# Good Luck Old timer



## saphy75 (Mar 15, 2004)

Good luck for panel today hun, although i'm sure you wont need it  

      

pam xx


----------



## keemjay (Jan 19, 2004)

OT

kj x


----------



## Old Timer (Jan 23, 2005)

Hi Ladies
Thanks for the good wishes and support, you are all amazing.

The panel of 12 have said:

YES YES YES YES YES YES YES YES YES YES YES YES


All my nerves had gone by the time we got there and we met the Chair while our SW was in the loo.  She was lovely and made us feel relaxed.  Our SW went in 5mins early and was there for 15 minutes before we went in.  We were asked how we found the process, how we would cope with a child screaming and swearing at us, how DH would feel part of the family as he would be working all day and how I would deal with any rejection of a child in the early day/weeks/months.

They all loved our Family Book which I had spent hours doing and our portfolio.

Our SW came out 5 minutes after we left the room with a big grin on her face, all had said yes and she was really pleased with how well we had answered the questions and dealt with everything.
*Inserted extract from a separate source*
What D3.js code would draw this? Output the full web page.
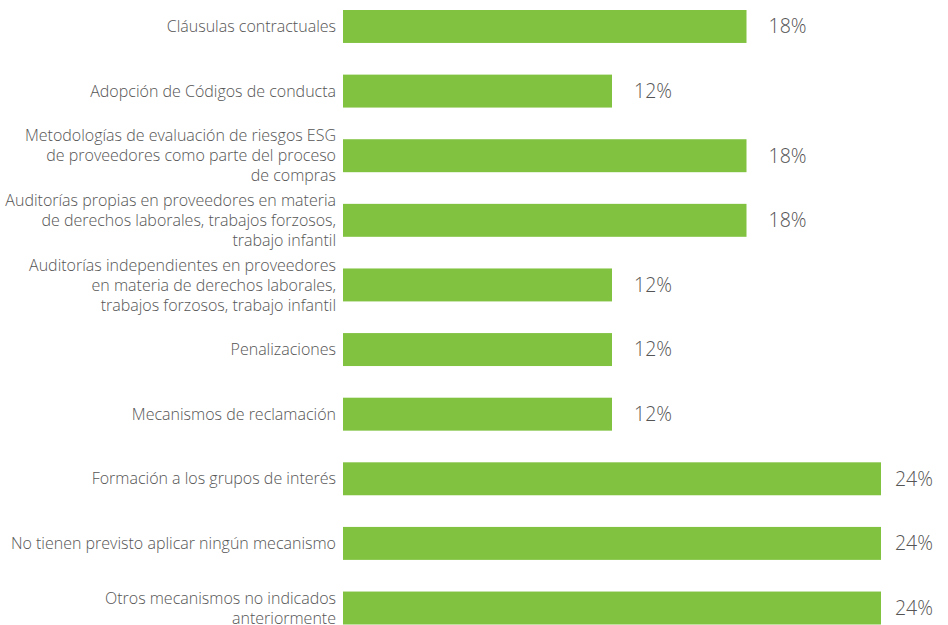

Now we just have to wait until Wednesday afternoon for the final decision but so far so good.

Love
OT x


----------



## Misty C (Mar 1, 2006)

Great news OT, so pleased for you and DH!     

Love 
Misty C
xxx


----------



## naoise (Feb 17, 2005)

Well done Old Timer and DH glad everything went so well.

Keli


----------



## keemjay (Jan 19, 2004)

woo hoo great news OT  well done you
its a great feeling 

kj x


----------



## superal (May 27, 2005)

Congratulations OT!!

love
Andrea
x


----------



## sundog (Jun 21, 2007)

Well done OT, celebrations tonight!!!


----------



## saphy75 (Mar 15, 2004)

Congratulations hun, i knew you'd do it  

pam xx


----------



## everhopeful (Feb 19, 2004)

Well done Old Timer and dh! Congratulations and best wishes
from us old timers!!!

Ever and jnr xxx


----------



## Charliegirl (Apr 9, 2004)

Congratulations from me too!

I remember that feeling so well and it really is amazing!
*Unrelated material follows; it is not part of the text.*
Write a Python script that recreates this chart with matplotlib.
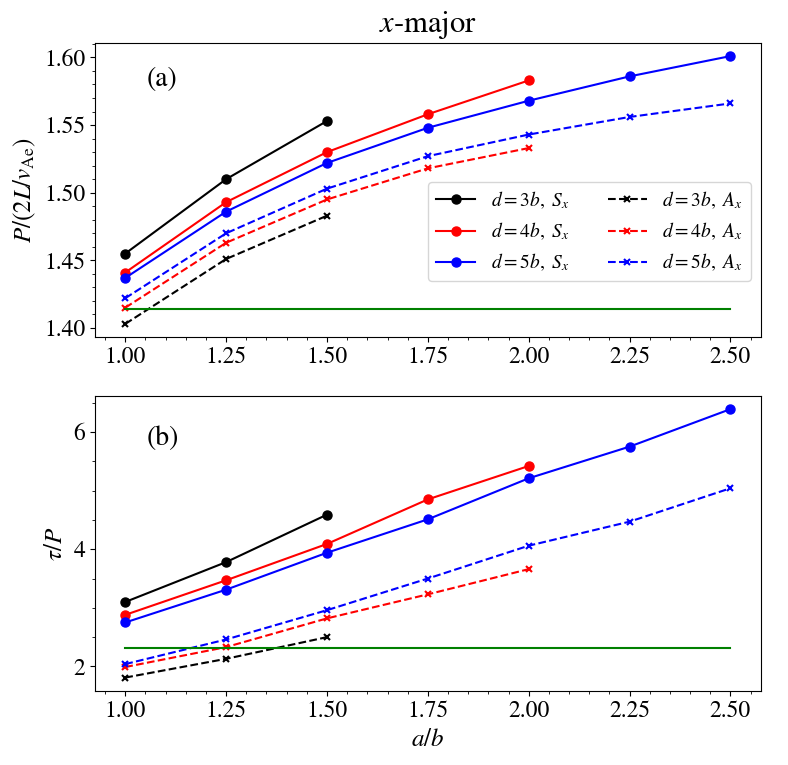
import numpy as np
import matplotlib
matplotlib.use("Agg")
import matplotlib.pyplot as plt
from matplotlib.ticker import AutoMinorLocator, FormatStrFormatter

plt.rcParams['font.family'] = 'serif'
plt.rcParams['font.serif'] = ['STIXGeneral', 'Liberation Serif', 'DejaVu Serif']
plt.rcParams['mathtext.fontset'] = 'stix'

# a/b values
ab = [1.00, 1.25, 1.50, 1.75, 2.00, 2.25, 2.50]

# panel (a): P/(2L/v_Ae)
P_S3 = [1.455, 1.510, 1.553]
P_S4 = [1.441, 1.493, 1.530, 1.558, 1.583]
P_S5 = [1.437, 1.486, 1.522, 1.548, 1.568, 1.586, 1.601]
P_A3 = [1.403, 1.451, 1.483]
P_A4 = [1.415, 1.463, 1.495, 1.518, 1.533]
P_A5 = [1.422, 1.470, 1.503, 1.527, 1.543, 1.556, 1.566]
P_ref = 1.414

# panel (b): tau/P
T_S3 = [3.10, 3.78, 4.59]
T_S4 = [2.88, 3.47, 4.09, 4.85, 5.42]
T_S5 = [2.75, 3.31, 3.94, 4.51, 5.21, 5.75, 6.39]
T_A3 = [1.81, 2.13, 2.50]
T_A4 = [1.99, 2.33, 2.82, 3.23, 3.66]
T_A5 = [2.04, 2.46, 2.96, 3.50, 4.06, 4.47, 5.04]
T_ref = 2.31

colors = ['black', 'red', 'blue']
names = ['3', '4', '5']

fig = plt.figure(figsize=(7.88, 7.65), dpi=100)
ax1 = fig.add_axes([95/788, 1 - 337.3/765, 665.7/788, 294.6/765])
ax2 = fig.add_axes([95/788, 1 - 691/765, 665.7/788, 295.3/765])


def draw(ax, S, A, ref):
    for ys, c, n in zip(S, colors, names):
        ax.plot(ab[:len(ys)], ys, '-', marker='o', color=c, ms=6.5, lw=1.5,
                label=r'$d=%sb,\ S_x$' % n)
    for ys, c, n in zip(A, colors, names):
        ax.plot(ab[:len(ys)], ys, '--', marker='x', color=c, ms=5, mew=1.5, lw=1.5,
                label=r'$d=%sb,\ A_x$' % n)
    ax.plot([ab[0], ab[-1]], [ref, ref], '-', color='green', lw=1.5)
    ax.set_xticks([1.00, 1.25, 1.50, 1.75, 2.00, 2.25, 2.50])
    ax.xaxis.set_major_formatter(FormatStrFormatter('%.2f'))
    ax.xaxis.set_minor_locator(AutoMinorLocator())
    ax.yaxis.set_minor_locator(AutoMinorLocator())
    ax.tick_params(labelsize=17)


draw(ax1, [P_S3, P_S4, P_S5], [P_A3, P_A4, P_A5], P_ref)
draw(ax2, [T_S3, T_S4, T_S5], [T_A3, T_A4, T_A5], T_ref)

ax1.set_yticks([1.40, 1.45, 1.50, 1.55, 1.60])
ax1.yaxis.set_major_formatter(FormatStrFormatter('%.2f'))
ax2.set_yticks([2, 4, 6])

ax1.set_ylabel(r'$P/(2L/v_{\rm Ae})$', fontsize=18)
ax2.set_ylabel(r'$\tau/P$', fontsize=18)
ax2.set_xlabel(r'$a/b$', fontsize=18)
ax1.set_title(r'$x$-major', fontsize=22, pad=8)

ax1.text(0.078, 0.877, '(a)', transform=ax1.transAxes, fontsize=20, va='center')
ax2.text(0.078, 0.856, '(b)', transform=ax2.transAxes, fontsize=20, va='center')

ax1.legend(ncol=2, fontsize=14, loc='lower right', bbox_to_anchor=(0.985, 0.191),
           borderaxespad=0, columnspacing=2.0)

fig.savefig('out.png', dpi=100)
Hope your wait is a short one!

Charlie. x


----------



## Laine (Mar 23, 2002)

Congratulations OT!  Wonderful news 

Laine


----------



## jilldill (Feb 2, 2006)

Fantastic news OT I am delighted for you
Love JD xx


----------



## Barbarella (Jun 11, 2005)

Well done you... fanastic news!!!  
Carole xx


----------



## TraceyH (Apr 14, 2004)

Congratulations OT.  Well done.

Tracey x


----------



## Viva (May 16, 2005)

Congratulations OT and DH,
I hope you had a wonderful time celebrating and that your wait is short!
Viva
XXX


----------



## Lynnm (Mar 7, 2006)

Hi OT

Just read your news - truly fabby!!!    

Looking forward to hearing all about your future matchings  

Lynn xx


----------



## Old Timer (Jan 23, 2005)

Thanks everyone for the lovely messages, made me cry!
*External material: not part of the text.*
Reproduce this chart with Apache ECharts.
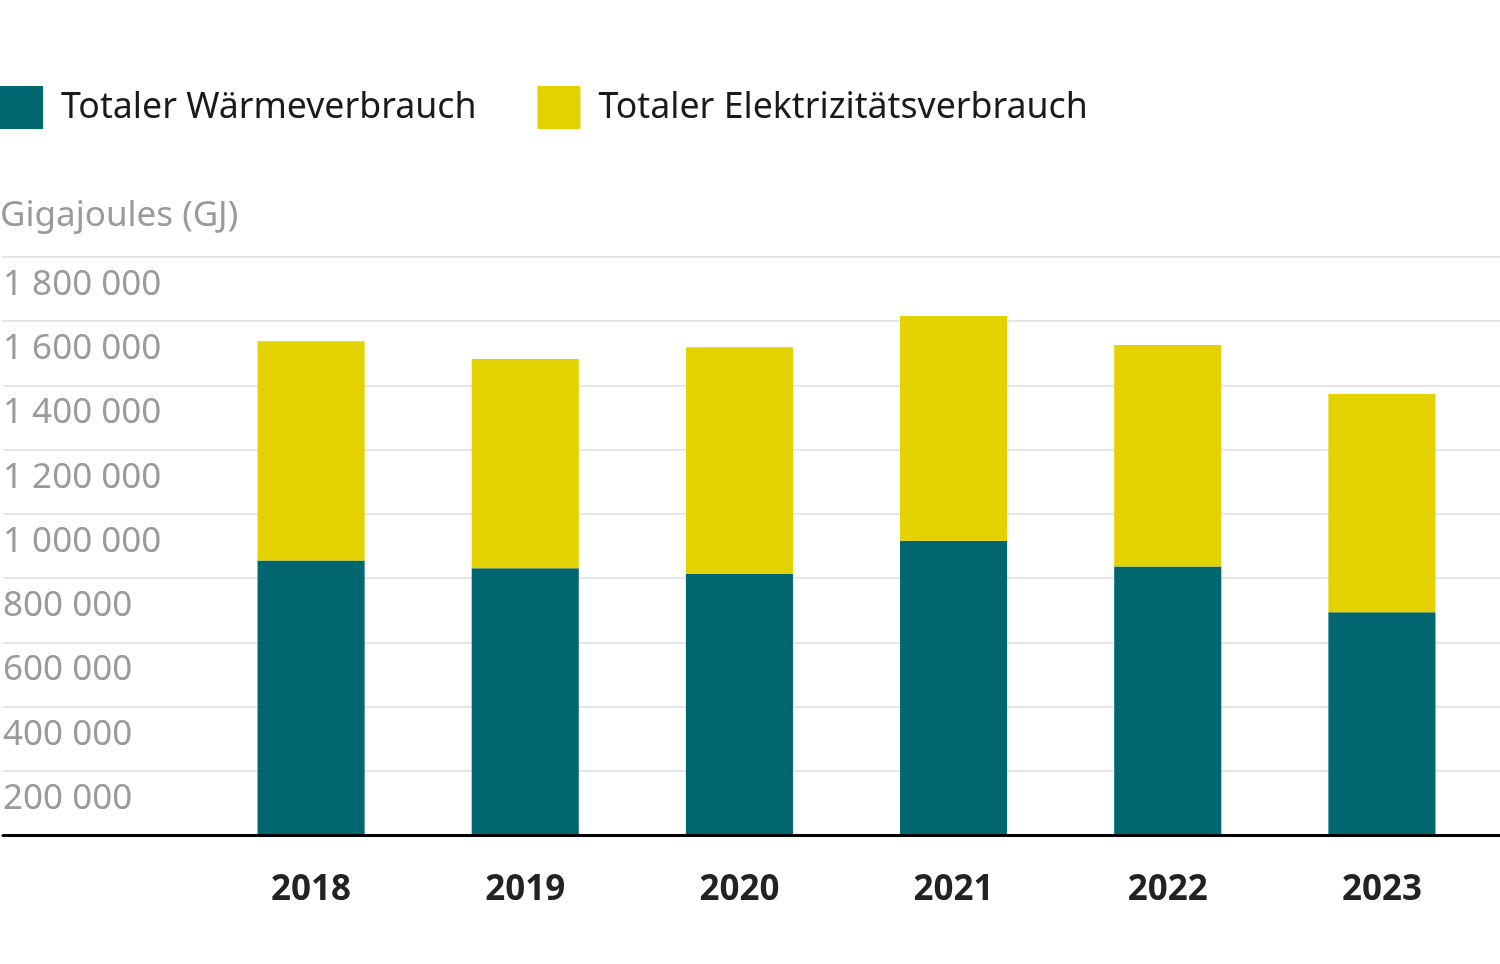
<!DOCTYPE html>
<html>
<head>
<meta charset="utf-8">
<script src="https://cdn.jsdelivr.net/npm/echarts@6/dist/echarts.min.js"></script>
<style>
html,body{margin:0;padding:0;background:#fff;}
#chart{width:1500px;height:964px;}
</style>
</head>
<body>
<div id="chart"></div>
<script>
const categories = ['2018', '2019', '2020', '2021', '2022', '2023'];
const heatValues = [855000, 831000, 812500, 916000, 836000, 694000];
const elecValues = [683000, 651000, 706500, 700500, 690000, 679000];
const seriesNames = ['Totaler Wärmeverbrauch', 'Totaler Elektrizitätsverbrauch'];
const unitLabel = 'Gigajoules (GJ)';

const FONT = '"Noto Sans", "Open Sans", sans-serif';
const fmt = v => v === 0 ? '' : String(v).replace(/\B(?=(\d{3})+(?!\d))/g, ' ');

const chart = echarts.init(document.getElementById('chart'), null, {renderer: 'canvas'});
chart.setOption({
  animation: false,
  backgroundColor: '#ffffff',
  textStyle: {fontFamily: FONT},
  title: {
    text: unitLabel,
    left: 0, top: 198, padding: 0,
    textStyle: {fontFamily: FONT, fontSize: 35, lineHeight: 36, fontWeight: 'normal', color: '#9a9a9a'}
  },
  legend: {
    left: 0, top: 86, padding: 0,
    icon: 'rect', itemWidth: 43, itemHeight: 43, itemGap: 61,
    data: seriesNames,
    textStyle: {fontFamily: FONT, fontSize: 35.7, color: '#1a1a1a', padding: [6, 0, 0, 13]}
  },
  grid: [
    {left: -3, right: 0, top: 257, bottom: 129},
    {left: 204, right: 11, top: 257, bottom: 129}
  ],
  xAxis: [
    {
      gridIndex: 0, type: 'value', min: 0, max: 1, z: 10,
      axisLine: {show: true, lineStyle: {color: '#000', width: 3}},
      axisTick: {show: false}, axisLabel: {show: false}, splitLine: {show: false}
    },
    {
      gridIndex: 1, type: 'category', data: categories,
      axisLine: {show: false}, axisTick: {show: false},
      axisLabel: {fontFamily: FONT, fontSize: 35, lineHeight: 35, fontWeight: 'bold', color: '#222', margin: 38}
    }
  ],
  yAxis: [
    {
      gridIndex: 0, type: 'value', min: 0, max: 1800000, interval: 200000,
      axisLine: {show: false}, axisTick: {show: false},
      splitLine: {show: true, lineStyle: {color: '#e6e6e6', width: 2}},
      axisLabel: {
        inside: true, margin: 0, formatter: fmt,
        fontFamily: FONT, fontSize: 35, lineHeight: 34, color: '#9a9a9a',
        verticalAlign: 'top', padding: [11, 0, 0, 0]
      }
    },
    {
      gridIndex: 1, type: 'value', min: 0, max: 1800000, show: false,
      splitLine: {show: false}
    }
  ],
  series: [
    {
      name: seriesNames[0], type: 'bar', stack: 'total', barWidth: '50%',
      xAxisIndex: 1, yAxisIndex: 1,
      itemStyle: {color: '#00666f'}, data: heatValues
    },
    {
      name: seriesNames[1], type: 'bar', stack: 'total', barWidth: '50%',
      xAxisIndex: 1, yAxisIndex: 1,
      itemStyle: {color: '#e4d200'}, data: elecValues
    }
  ]
});
</script>
</body>
</html>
It all seems a bit surreal at the moment but I know we went there and didn't dream it - couldn't have dreamt the questions they asked DH.

Love
OT x


----------



## Old Timer (Jan 23, 2005)

Had the official letter today.

Apparently the DM within our LA usually makes comments about the approval but he made no comments on ours and our SW said this is really good, said we should see this as a very positive thing and encouraging.

OTx


----------



## cindyp (Apr 7, 2003)

Congratulations on getting the rubber stamp OT.

Hope you soon get a positive match too.

Cindy


----------



## ♥ M J ♥ (Apr 17, 2004)

Fantastic news OT- it means so much when it gets that "stamp" and no comments made! 

Let hope its not long now!

xxx


----------